![]() | 'It does seem bizarre that any candidate in any election should be less than open about basic biographical details.' An SNP spokesman commenting on the Labour candidate's claims that she was born in Aberdeen when she was actually born in Staffordshire. | ![]() |
Mrs Kathleen Walker Shaw's election literature spoke of her coming "from a North-east family", but she was caught out telling a Sunday newspaper reporter that she had actually been born in Aberdeen, even down to specifying the street she was first brought up in before her family headed south.
However, the News of the World then searched out her birth certificate, which showed she was born at Wordsley in Staffordshire.
"I should not have said what I did and I apologise for it," she said yesterday.

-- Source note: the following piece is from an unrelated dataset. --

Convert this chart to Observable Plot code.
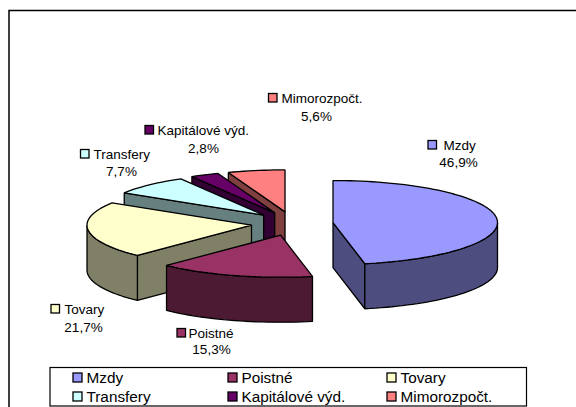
<!DOCTYPE html>
<html><head><meta charset="utf-8">
<script src="https://cdn.jsdelivr.net/npm/d3@7"></script>
<script src="https://cdn.jsdelivr.net/npm/@observablehq/plot@0.6"></script>
<style>html,body{margin:0;padding:0;background:#fff;overflow:hidden}svg{display:block}</style>
</head><body><div id="chart"></div>
<script>
const categories = ["Mzdy","Poistné","Tovary","Transfery","Kapitálové výd.","Mimorozpočt."];
const shares = [46.9,15.3,21.7,7.7,2.8,5.6];
const shareLabels = ["46,9%","15,3%","21,7%","7,7%","2,8%","5,6%"];
const topColors = ["#9999FF","#993366","#FFFFCC","#CCFFFF","#660066","#FF8080"];
const sideColors = ["#4D4D80","#4D1A33","#808066","#668080","#330033","#804040"];

// chart layout (pixels)
const W = 576, H = 407;
const pie = {cx:291.7, cy:223.2, rx:164.5, ry:42, depth:45, explodeX:41, explodeY:12};
const swatchX = [428,177,51,80.5,145,268.5];
const labelX = [443,188,64,93,157,281];
const labelY = [145,333,309,154,130,98];
const valueX = [458,211,83,121,203,316];
const valueY = [162,349,327,171,148,116];
const legendCols = [73,228,387];
const legendRows = [377.5,396.5];

const rad = d => d * Math.PI / 180;
let acc = 0;
const wedges = shares.map((v,i) => {
  const a0 = acc * 3.6; acc += v; const a1 = acc * 3.6;
  const mid = rad((a0+a1)/2);
  return {i, a0, a1,
    ax: pie.cx + pie.explodeX*Math.sin(mid),
    ay: pie.cy - pie.explodeY*Math.cos(mid)};
});
const pt = (w,a) => [w.ax + pie.rx*Math.sin(rad(a)), w.ay - pie.ry*Math.cos(rad(a))];
const arc = (w,a,b) => { const n = Math.max(2,Math.ceil((b-a)/2)); return d3.range(n+1).map(k => pt(w,a+(b-a)*k/n)); };

const polys = [];
let pid = 0;
const add = (ring,color) => { const id = pid++; ring.forEach(p => polys.push({id,x:p[0],y:p[1],color})); };
const extrude = (seg,color) => add([...seg, ...seg.slice().reverse().map(p => [p[0],p[1]+pie.depth])],color);
// back to front: last wedge first, Mzdy in front
for (const w of wedges.slice().reverse()) {
  const side = sideColors[w.i];
  if (Math.sin(rad(w.a0)) < -1e-9) extrude([[w.ax,w.ay],pt(w,w.a0)],side);
  if (Math.sin(rad(w.a1)) > 1e-9) extrude([pt(w,w.a1),[w.ax,w.ay]],side);
  const lo = Math.max(w.a0,90), hi = Math.min(w.a1,270);
  if (hi > lo) extrude(arc(w,lo,hi),side);
  add([[w.ax,w.ay],...arc(w,w.a0,w.a1)],topColors[w.i]);
}

const labels = categories.map((c,i)=>({c,i,sx:swatchX[i],x:labelX[i],y:labelY[i],vx:valueX[i],vy:valueY[i],s:shareLabels[i]}));
const legend = categories.map((c,i)=>({c,i,x:legendCols[i%3],y:legendRows[Math.floor(i/3)]}));
const frame = [{x1:9,x2:600,y1:10.5,y2:440}];
const legendBox = [{x1:50,x2:526.5,y1:367.5,y2:406}];

const plot = Plot.plot({
  width:W,height:H,margin:0,
  x:{domain:[0,W],range:[0,W],axis:null},
  y:{domain:[0,H],range:[0,H],axis:null},
  color:{type:"identity"},
  style:{fontFamily:"'Liberation Sans',Arial,sans-serif",background:"#fff"},
  marks:[
    Plot.rect(frame,{x1:"x1",x2:"x2",y1:"y1",y2:"y2",fill:"#fff",stroke:"#000",strokeWidth:1.5}),
    Plot.line(polys,{x:"x",y:"y",z:"id",fill:"color",stroke:"#000",strokeWidth:1.3,curve:"linear-closed",strokeLinejoin:"miter"}),
    // data labels
    Plot.rect(labels,{x1:"sx",x2:d=>d.sx+8.5,y1:d=>d.y-4.5,y2:d=>d.y+4,fill:d=>topColors[d.i],stroke:"#000",strokeWidth:1.3}),
    Plot.text(labels,{x:"x",y:"y",text:"c",textAnchor:"start",fontSize:13.5,fill:"#000"}),
    Plot.text(labels,{x:"vx",y:"vy",text:"s",textAnchor:"middle",fontSize:13.5,fill:"#000"}),
    // legend
    Plot.rect(legendBox,{x1:"x1",x2:"x2",y1:"y1",y2:"y2",fill:"#fff",stroke:"#000",strokeWidth:1.2}),
    Plot.rect(legend,{x1:d=>d.x,x2:d=>d.x+9,y1:d=>d.y-4.5,y2:d=>d.y+4.5,fill:d=>topColors[d.i],stroke:"#000",strokeWidth:1.3}),
    Plot.text(legend,{x:d=>d.x+13,y:"y",text:"c",textAnchor:"start",fontSize:15.3,fill:"#000"})
  ]
});
document.getElementById("chart").append(plot);
</script></body></html>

"There has been a great deal of debate about who is a Scot during this campaign. I am a Scot, born of Scottish parents, made in Scotland. Perhaps it was my pride in being a Scot that led me to give an inaccurate account of my birthplace on one hurried occasion."
Ironically, it was the debate about who is a Scot, and who would qualify for citizenship in the event of independence, that led to Mrs Walker Shaw's first gaffe of the campaign, when she accused the SNP of having policies which "smacked of a kind of racism". She was then forced to insist that she was not accusing any SNP members of racism.
One irony is that the SNP's chief executive, Mr Michael Russell, was quick to point out in defence of his party's citizenship proposals that he was born in England, although he considered himself a Scot.
Mrs Walker Shaw could have made her case by pointing to her English birth.
She said yesterday: "I hope we can now move on to the final days of this campaign and focus on the far bigger issues at stake in this election."
The SNP made little of the gaffe yesterday and agreed.
A spokesman said: "We are fighting this campaign on the issues that matter to the people. We are not really interested in the personal background of the Labour candidate.
"However, it does seem bizarre that any candidate in any election should be less than open about basic biographical details." - Nov 23.